Supply constraints create luxury

The Prius is made by Toyota, most of whose cars are labeled as Toyotas.


But Toyota also makes fancier, more expensive cars that it sells under the brand name Lexus. The Lexus marquee first went on sale in 1989 and the project that originated it began in 1981. Acura, which is the Honda version of Lexus, launched in 1986. Infiniti, which is Nissan’s version, was launched in 1989. Interestingly, all three of these brands premiered in North America rather than in Japan.


So why did all the major Japanese automakers decided to create luxury sub-brands in the 1980s and do so specifically in the United States?


Well during the 1980s, the Reagan administration used threats of tariffs to get Japanese automakers to agree to Voluntary Export Restraints — quotas on the number of Japanese cars that could be shipped to the United States. Over time, the Japanese auto manufacturers got around this by building car factories in the United States. But in the short term, the quotas propped up American manufacturers’ pricing power. It also changed the incentives for the Japanese automakers who earlier had been trying to sell every car they could profitably manufacture, even if the margins were low. Faced with quantitative limits, it made more sense to strategically focus on filling the quota with high-margin vehicles. Hence Accura and then Infiniti and Lexus.

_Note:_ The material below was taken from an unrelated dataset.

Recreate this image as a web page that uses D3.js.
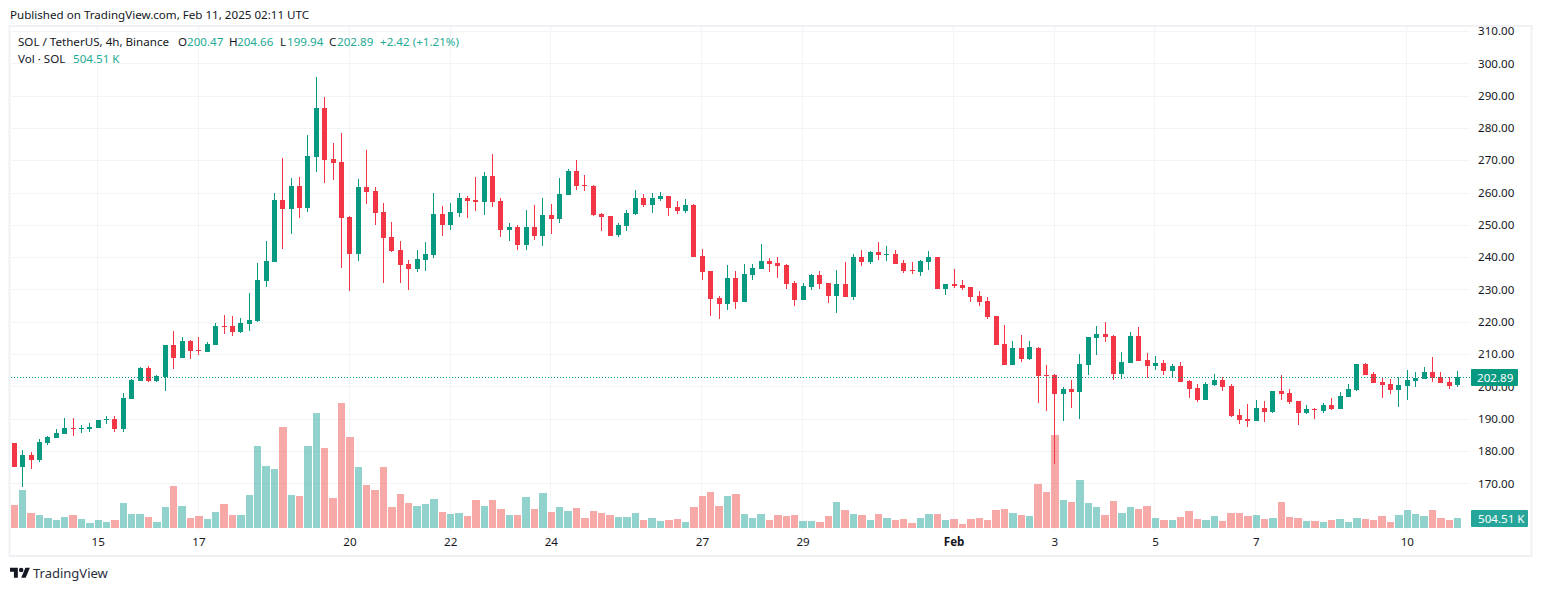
<!DOCTYPE html>
<html>
<head>
<meta charset="utf-8">
<script src="https://cdn.jsdelivr.net/npm/d3@7/dist/d3.min.js"></script>
<style>
    html, body { margin: 0; padding: 0; background: #fff; }
    svg { display: block; }
    text { font-family: "Noto Sans", sans-serif; font-size: 11.6px; fill: #131722; }
    .axis path { display: none; }
    .axis line { display: none; }
    .teal { fill: #22ab94; }
</style>
</head>
<body>
<div id="chart"></div>
<script>
// 4h candles, first one is Jan 13 08:00
const opens = [
    182.5,175,178.7,177.2,182.5,184,185.2,187.1,186.8,186.8,
    187.1,189.6,189.9,186.8,196.1,201.7,205.7,201.7,202.9,212.8,
    208.8,214,211.2,210.6,212.8,218.7,218.7,216.8,219.3,220.2,
    232.6,238.5,257.7,254.9,262,255.2,271,286.2,270.4,269.5,
    252.4,241,261.7,260.5,254,246.2,242.2,237.9,236.3,239.1,
    240.7,253.4,249.9,253.7,258.3,257.7,257.1,265.1,257.4,248.4,
    249.3,243.8,249.3,246.5,253,251.8,259.2,266.7,262.3,262,
    253.4,252.7,246.9,249.6,253.4,258.3,256.1,258,258.9,255.5,
    254.3,256.1,240.4,235.7,227.3,225.5,233.5,226.1,234.5,236.3,
    238.8,238.2,237.6,232,226.7,230.8,234.5,232,228,231.7,
    227.7,240,238.5,241.6,240.7,241,238.2,236,235.4,238.5,
    240,230.1,231.7,231.4,230.8,228,226.4,221.8,213.1,206.6,
    211.9,208.5,211.9,203.5,203.5,197.6,199.2,198.2,206.6,215,
    216.2,215.6,203.8,207.2,215.6,208.2,206.3,207.2,204.7,206.3,
    201.7,199.5,195.8,200.4,202,200.1,191.1,189.9,189.3,193.3,
    192.1,198.6,197.9,195.5,191.7,193,192.4,194.2,193,196.7,
    198.9,206.9,203.8,201.3,200.7,198.9,200.1,201.7,202.3,204.4,
    202.9,201.3,200.47
];
const highs = [
    182.5,180.3,179.7,183.7,184.6,186.8,190.2,190.2,188,188.6,
    189.6,190.8,190.8,197.9,202.3,206,206.3,203.5,212.8,217.1,
    215.3,214.3,215.3,213.7,219.6,222.1,221.8,221.2,228.9,238.2,
    245,259.9,270.7,264.5,264.8,277.8,295.8,289.6,275.3,278.4,
    252.7,264.2,273.2,261.7,256.8,250.9,245,239.1,242.2,244.7,
    259.9,255.8,256.8,259.9,258.9,264.8,266.4,271.9,258.3,250.6,
    249.9,254.6,256.1,258.3,256.4,264.5,267.3,270.1,265.4,262.3,
    253.7,252.7,250.6,254.6,260.8,259.5,259.9,260.2,258.9,257.4,
    258,256.4,242.5,235.7,228,237.6,235.7,237.9,237.9,244.1,
    239.7,240,237.9,232.6,232,234.8,235.7,232,236,238.5,
    241,242.2,241.9,244.7,243.4,242.2,239.1,238.5,239.1,241.9,
    240,231.7,236.3,232.9,230.8,229.5,227.7,221.8,219,214,
    215.9,214,212.2,206.6,203.8,199.8,202,210,215.3,218.7,
    219.9,215.9,210.6,216.8,218.4,210.3,209.4,208.2,206.9,207.5,
    202,200.7,201.3,203.8,202.9,200.7,193,194.5,195.8,195.5,
    198.6,203.5,199.2,195.5,194.2,193.3,194.8,196.4,198.2,200.7,
    206.9,207.2,204.4,202.9,202.3,202.9,205.1,204.4,206,209.1,
    204.4,202.9,204.66
];
const lows = [
    175,168.8,174.4,176.6,181.8,184,185.2,184.6,185.6,185.9,
    187.1,188.3,185.9,185.9,196.1,201.7,201.3,201.3,198.6,205.4,
    208.8,208.5,209.7,210.6,212.8,216.2,215.6,216.5,217.1,219.9,
    230.8,238.5,242.5,247.2,252.1,254,266.4,263,263.9,236.6,
    229.5,238.8,256.5,249.9,232,241.6,232,229.8,235.4,235.7,
    239.7,246.5,248.4,252.4,252.1,254.3,253,255.5,246.2,245,
    242.2,242.2,245.3,243.4,247.2,250.6,259.2,260.8,260.5,252.7,
    248.1,246.5,246.2,248.1,253,255.5,253.7,257.4,252.7,253.4,
    253.7,240,232.9,221.8,220.8,223.6,223.9,226.1,232.9,236.3,
    235.4,233.5,230.1,224.9,226.7,229.8,230.1,225.8,222.7,227.7,
    226.7,237.3,237.9,239.1,238.8,237.9,235.1,234.8,234.2,236,
    230.1,228.3,230.4,229.8,226.1,224.9,220.8,212.8,206.6,206.6,
    207.5,208.2,194.8,192.4,176,189.3,193.3,189.9,203.4,209.7,
    213.7,202,202.3,207.2,207.8,202.6,205.1,203.5,202.9,201.3,
    196.4,195.1,195.8,200.1,198.6,190.5,188.3,187.4,189.3,189,
    191.7,195.8,194.5,188,191.4,189.9,191.7,192.7,193,196.7,
    198.6,203.5,201,196.4,197.6,193.6,195.8,199.8,202.3,201.3,
    201,199.2,199.94
];
const closes = [
    175,178.7,177.2,182.8,184.3,185.6,187.1,186.8,187.1,187.4,
    189.6,189.9,186.8,196.4,202,205.7,201.7,203.2,212.8,208.8,
    214,210.9,210.9,213.1,218.7,218.4,216.8,219.6,220.5,232.9,
    238.8,257.7,254.9,262,255.2,271.3,286.2,270.1,269.1,252.1,
    241,261.7,260.2,253.7,245.9,241.9,237.6,236.3,239.4,241,
    253.4,249.9,254,258.3,257.4,257.1,265.1,257.1,248.4,249.3,
    243.8,249.3,246.5,253,251.8,259.5,266.7,262,262,253,
    252.4,246.7,249.9,253.7,258.3,256.1,258.3,258.9,255.2,254.3,
    256.1,240,235.4,227,225.5,233.5,226.1,234.8,236.6,238.8,
    237.9,237.3,231.7,226.7,231.1,234.5,231.7,228,231.7,227.7,
    240,238.5,241.6,240.7,241,237.9,235.7,235.7,238.8,240,
    230.1,231.7,231.1,230.4,227.7,226.1,221.5,212.8,206.6,211.9,
    208.5,212.2,203.2,203.2,197.6,199.2,198.2,206.9,215.3,216.2,
    215.3,203.8,207.5,215.6,207.8,206.3,207.2,204.7,206.3,201.3,
    199.2,195.8,200.7,202,199.8,190.8,189.6,189.3,193.3,192.1,
    198.6,197.6,195.1,191.7,193,192.7,194.2,193,197,199.2,
    206.9,203.5,201,200.4,198.9,200.4,202,202.6,204.4,202.6,
    201,200.1,202.89
];
// volume in thousands of SOL
const volumes = [
    1150,1900,750,650,500,400,550,650,450,250,
    400,300,400,1250,700,700,550,300,1050,2100,
    1100,500,600,450,800,1200,650,650,1650,4100,
    3100,2950,5050,1650,1600,4100,5750,4000,1500,6250,
    4550,3050,2150,1900,3050,1050,1700,1250,1100,1200,
    1450,800,700,750,600,1400,1100,1400,950,650,
    650,1550,950,1750,800,1050,850,1000,500,850,
    750,650,550,550,750,400,500,350,400,450,
    300,1050,1600,1800,1100,1600,1700,700,500,700,
    400,650,600,650,350,350,300,600,1300,900,
    700,650,400,700,500,400,450,250,500,700,
    700,400,450,200,450,500,400,900,950,750,
    650,600,2200,1800,4650,1400,1300,2400,1250,1050,
    650,1350,750,1050,950,1100,500,400,400,550,
    850,450,400,600,350,750,750,600,650,450,
    500,1300,550,500,350,350,300,400,450,300,
    500,450,400,600,300,650,900,700,600,900,
    500,400,504.51
];

const dayLabels = ["15", "17", "20", "22", "24", "27", "29", "Feb", "3", "5", "7", "10"];
const dayIndex = [10, 22, 40, 52, 64, 82, 94, 112, 124, 136, 148, 166];
const priceTicks = [170, 180, 190, 200, 210, 220, 230, 240, 250, 260, 270, 280, 290, 300, 310];
const lastPrice = 202.89;
const lastVolume = 504.51;

const svgWidth = 1542, svgHeight = 591;

// plot frame
const frame = { left: 10, top: 26, right: 1532, bottom: 556 };
const paneRight = 1471;

const upColor = "#089981", downColor = "#f23645";
const upVol = "#26a69a", downVol = "#ef5350";
const gridColor = "#f3f4f6";

const svg = d3.select("#chart")
    .append("svg")
    .attr("width", svgWidth)
    .attr("height", svgHeight);

// x runs on candle number, 8.39px apart
const x = d3.scaleLinear().domain([0, 172]).range([14.3, 1457.6]);
const y = d3.scaleLinear().domain([170, 310]).range([483.3, 31]);
const yVol = d3.scaleLinear().domain([0, 6250]).range([528, 403]);

const candleIdx = d3.range(opens.length);
const isUp = i => closes[i] >= opens[i];

svg.append("text").attr("x", 10).attr("y", 19).text("Published on TradingView.com, Feb 11, 2025 02:11 UTC");

svg.append("rect")
    .attr("x", frame.left - 0.5)
    .attr("y", frame.top)
    .attr("width", frame.right - frame.left)
    .attr("height", frame.bottom - frame.top)
    .attr("fill", "none")
    .attr("stroke", "#f0f1f4")
    .attr("stroke-width", 2);

// grid
svg.append("g").selectAll("line")
    .data(priceTicks)
    .enter()
    .append("line")
    .attr("x1", frame.left + 1)
    .attr("x2", paneRight - 1)
    .attr("y1", d => Math.round(y(d)) + 0.5)
    .attr("y2", d => Math.round(y(d)) + 0.5)
    .attr("stroke", gridColor);

svg.append("g").selectAll("line")
    .data(dayIndex)
    .enter()
    .append("line")
    .attr("x1", d => Math.floor(x(d) - 2.6) + 2.5)
    .attr("x2", d => Math.floor(x(d) - 2.6) + 2.5)
    .attr("y1", frame.top + 1)
    .attr("y2", 531)
    .attr("stroke", gridColor);

// volume bars go under the candles
const barLeft = i => Math.floor(x(i) - 3.2);

svg.append("g").selectAll("rect")
    .data(candleIdx)
    .enter()
    .append("rect")
    .attr("x", i => barLeft(i))
    .attr("width", i => barLeft(i + 1) - barLeft(i) - 1)
    .attr("y", i => Math.round(yVol(volumes[i])))
    .attr("height", i => 528 - Math.round(yVol(volumes[i])))
    .attr("fill", i => isUp(i) ? upVol : downVol)
    .attr("fill-opacity", 0.5);

// candles
const candles = svg.append("g").selectAll("g")
    .data(candleIdx)
    .enter()
    .append("g")
    .attr("fill", i => isUp(i) ? upColor : downColor);

const candleLeft = i => Math.round(x(i) - 2.5);

candles.append("rect")
    .attr("x", i => candleLeft(i) + 2)
    .attr("width", 1)
    .attr("y", i => Math.round(y(highs[i])))
    .attr("height", i => Math.max(1, Math.round(y(lows[i])) - Math.round(y(highs[i]))));

candles.append("rect")
    .attr("x", i => candleLeft(i))
    .attr("width", 5)
    .attr("y", i => Math.round(y(Math.max(opens[i], closes[i]))))
    .attr("height", i => Math.max(1, Math.round(y(Math.min(opens[i], closes[i]))) - Math.round(y(Math.max(opens[i], closes[i])))));

// last price dotted line
svg.append("line")
    .attr("x1", frame.left + 1)
    .attr("x2", paneRight)
    .attr("y1", Math.round(y(lastPrice)) + 0.5)
    .attr("y2", Math.round(y(lastPrice)) + 0.5)
    .attr("stroke", upColor)
    .attr("stroke-dasharray", "1 2");

// axes
const priceAxis = d3.axisRight(y)
    .tickValues(priceTicks)
    .tickFormat(d => d.toFixed(2))
    .tickSize(0)
    .tickPadding(0);

svg.append("g")
    .attr("class", "axis")
    .attr("transform", "translate(1478, 0)")
    .call(priceAxis)
    .attr("font-family", null)
    .attr("font-size", null);

const dayAxis = d3.axisBottom(x)
    .tickValues(dayIndex)
    .tickFormat((d, i) => dayLabels[i])
    .tickSize(0)
    .tickPadding(0);

svg.append("g")
    .attr("class", "axis")
    .attr("transform", "translate(-0.5, 537.5)")
    .call(dayAxis)
    .attr("font-family", null)
    .attr("font-size", null)
    .selectAll("text")
    .style("font-weight", (d, i) => dayLabels[i] === "Feb" ? "bold" : null);

// price and volume tags on the right
svg.append("rect").attr("x", 1471).attr("y", Math.round(y(lastPrice)) - 8).attr("width", 47).attr("height", 17).attr("rx", 1).attr("fill", upColor);
svg.append("text").attr("x", 1477).attr("y", y(lastPrice) + 4.5).style("fill", "#fff").text(lastPrice.toFixed(2));

svg.append("rect").attr("x", 1471).attr("y", 510).attr("width", 57).attr("height", 17).attr("rx", 1).attr("fill", "#26a69a");
svg.append("text").attr("x", 1478).attr("y", 522.5).style("fill", "#fff").text(lastVolume.toFixed(2) + " K");

// legend
const legendRow1 = [
    [18, "SOL / TetherUS, 4h, Binance", ""],
    [178, "O", ""], [187, "200.47", "teal"],
    [229, "H", ""], [237, "204.66", "teal"],
    [280, "L", ""], [287, "199.94", "teal"],
    [329, "C", ""], [337, "202.89", "teal"],
    [380, "+2.42 (+1.21%)", "teal"]
];
svg.append("g").selectAll("text")
    .data(legendRow1)
    .enter()
    .append("text")
    .attr("x", d => d[0])
    .attr("y", 46)
    .attr("class", d => d[2])
    .text(d => d[1]);

svg.append("text").attr("x", 18).attr("y", 63).text("Vol · SOL");
svg.append("text").attr("x", 73).attr("y", 63).attr("class", "teal").text(lastVolume.toFixed(2) + " K");

// TradingView logo
const logo = svg.append("g")
    .attr("transform", "translate(10, 565.5) scale(0.56)")
    .attr("fill", "#131722");
logo.append("path").attr("d", "M14 22H7V11H0V4h14v18zM28 22h-8l7.5-18h8L28 22z");
logo.append("circle").attr("cx", 20).attr("cy", 8).attr("r", 4);

svg.append("text").attr("x", 33).attr("y", 578).style("font-size", "13px").style("fill", "#2a2e39").text("TradingView");
</script>
</body>
</html>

And I think that’s the real lesson of the luxury car market for the American housing market. If you can only add so many units per year, you want to make the units as high-margin as possible which means using the fanciest possible finishes, packing in as many amenities as you can fit, and then trying to charge a really high price. In an unconstrained market, new-build will still be more expensive than owned. But just as Toyota can only sell so many Lexuses, you’d find that you run out of rich people at a certain point and need to start churning out the new-built equivalent of a Camry. Right now in many metro areas, you run out of building permits before you run out of Lexus customers.